Firefighters know weather conditions can change the direction of a fire, putting those attempting to contain it in a potentially deadly position. But specially trained meteorologists, or IMETS, work with fire crews to help better predict the path a fire may take.
There are just 85 certified IMETs nationwide that are prepared to go anywhere in the U.S. on just a few days notice.
Their specialized work helps to keep fire crews and communities safe.
Michael Richmond is an incident meteorologist with the National Weather Service in Anchorage. He has been a part of the IMET crew since 1990 and has been sent to over 25 of these dangerous fires.
When he first started, technology limited the effectiveness of the micro-scale forecasts.
“Before the Internet, all we had to use were what were called difex charts,” Richmond said. “We had a little satellite dish that would download these paper charts for all of our radar, satellite pictures and forecast graphics, and they were tiny and they were fuzzy, and that’s all I had to go on.”
But, Richmond says technology has caught up, greatly increasing his effectiveness in the field.
“Now we have real-time data of all sorts: lightning, satellite, radar, everything,” Richmond said. “And it’s a completely different world and I feel so much more confident.”
“So we have almost as good of capability in the field as we do in the office now.”
When an IMET gets deployed, they stay in what’s called the “incident command post,” where the suppression efforts for that specific fire are coordinated. The command posts can sometimes be in very remote areas, which means IMETs need to bring full camping gear.
Despite the remoteness, Richmond says the fire camps certainly aren’t stuck in the stone age.

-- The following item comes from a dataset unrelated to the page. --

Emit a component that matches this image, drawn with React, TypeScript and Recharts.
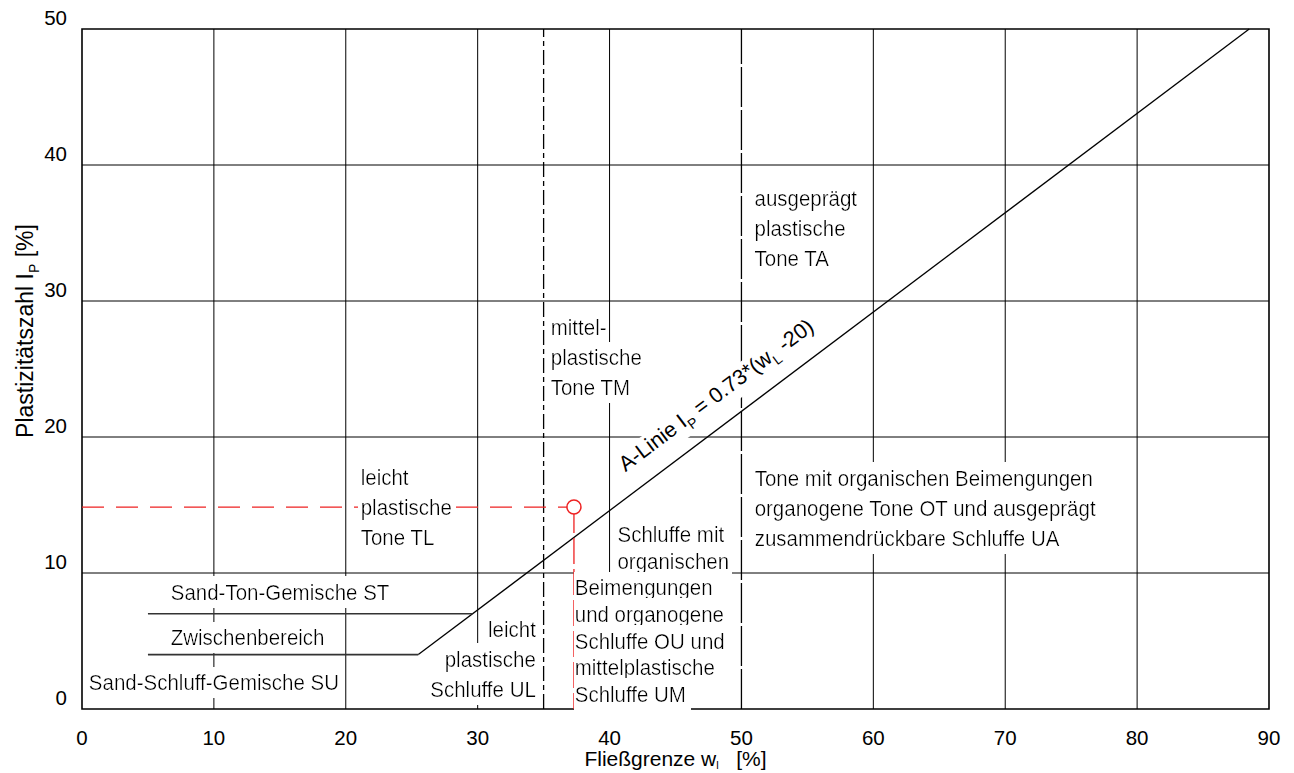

“I’ve seen fire camps develop in 24 hours with full satellite communications, kitchen facilities, laundry facilities, shower facilities,” he said. “It’s really amazing how quickly they can set up a large fire camp with tents, a computer network, electricity, communications, everything.”
Despite high-tech camps and improvements in the technology, Richmond says there are still some limitations.
In 2006, he was at a fire near Stanley, Idaho, in a camp that was situated about 20 miles away from the fire line. The area didn’t have radar coverage, making it impossible for him to provide an accurate forecast.
“Sure enough a small thunderstorm developed and brought winds of 40 to 45 miles an hour; [and] pushed the fire toward the crews,” Richmond said.
They were able to escape but it was more than an hour before the command post knew they were safe.
“So there are realities that we have to deal with in this business, and that’s one of them is that you’re not going to have everything you need and that firefighters have to follow and be able to follow their standard orders and get out of those situations when they occur, because they will occur,” Richmond said.
So far this season, the only place in Alaska an IMET has been dispatched to is the Stuart Creek 2 fire near Fairbanks.
Currently there are 91 active wildfires in the state.